Afzal Kohistani left, but his fight against Kohistan’s ‘choar’ custom must go on

Afzal Kohistani (on the right) speaking to media, telling about threats he is receiving
Pictured on January 27, 2019 –
Photo by Umar Bacha

He feared for his life, he wrote to authorities many times that he is receiving life threats and will meet the same fate as his brothers. He was the whistleblower of infamous Kohistan honour killing scandal. Back in 2012, five women were killed in the name of honour in Kohistan because they appeared in a grainy cellphone video, clapping and enjoying, at a wedding while a man danced.

In the video, the women can be seen only clapping while their heads still covered in dupatta.

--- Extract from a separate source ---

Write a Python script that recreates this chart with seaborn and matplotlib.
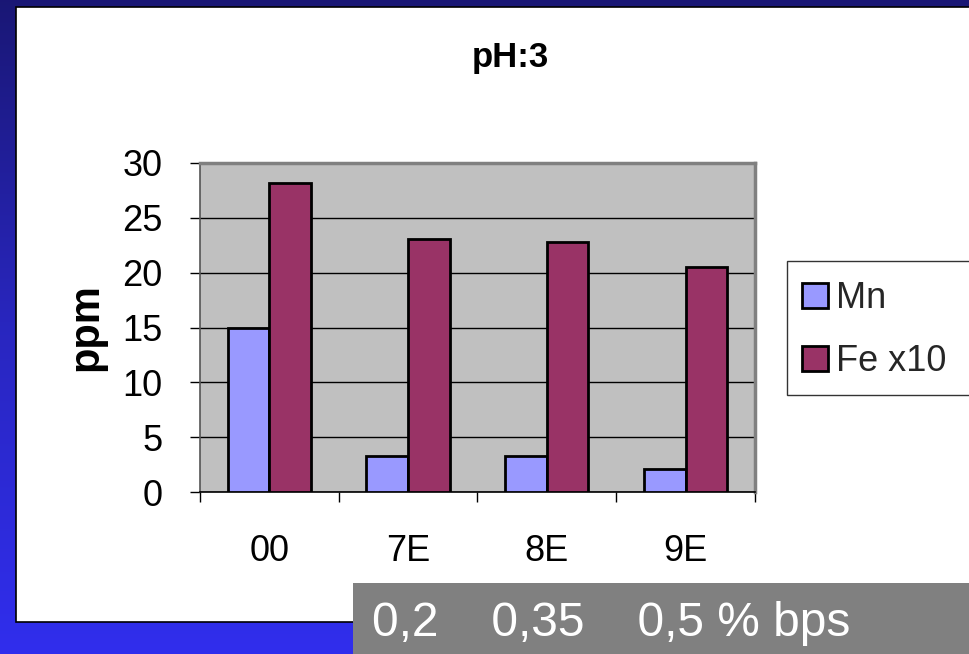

But they paid a heavy price for it. Afzal Kohistani became the whistleblower of this case, exposed it in front of the world and lead a heroic fight against Kohistan’s ”choar” custom.
Choar system is a form of ‘honour’ killings peculiar to the area. Under this system, any man or woman who interacts with the opposite sex becomes liable to death.


Also See: With Afzal Kohistani’s murder ends his heroic fight against honour killing – who holds the torch now?

Kohistani spent years in hiding, from one place to another, with no permanent place to call home. He had to leave his native village, his house was set ablaze and three brothers were murdered. In his last days, he feared he will be murdered as well and repeatedly spoke about it. After his death, ninth and the final victim declared ”choar” by the jirga has been killed.

“I am being punished because I stood up against the evil of the choar custom in our society. People kill their women in the name of honour and such deaths are not even taken to court,”  – he said, earlier this year speaking to a local news source. 

Kohistani said that he wants to fight against this custom so the coming generations don’t have to suffer. Kohistan is famous for the horrifying cases of honour killing and has a shameful history in it.

“The ratio of honour-related deaths not reported is much higher than those cases which are reported in these districts, but nobody is ready to raise their voice to end this centuries-old practice,” says a man settled in the area.

Afzal Kohistani, till his last breath, fought against the brutal custom. But what happens now? We could not save him but we can preserve his struggle. The fight against honour killing and every brutal practice of such nature must go on.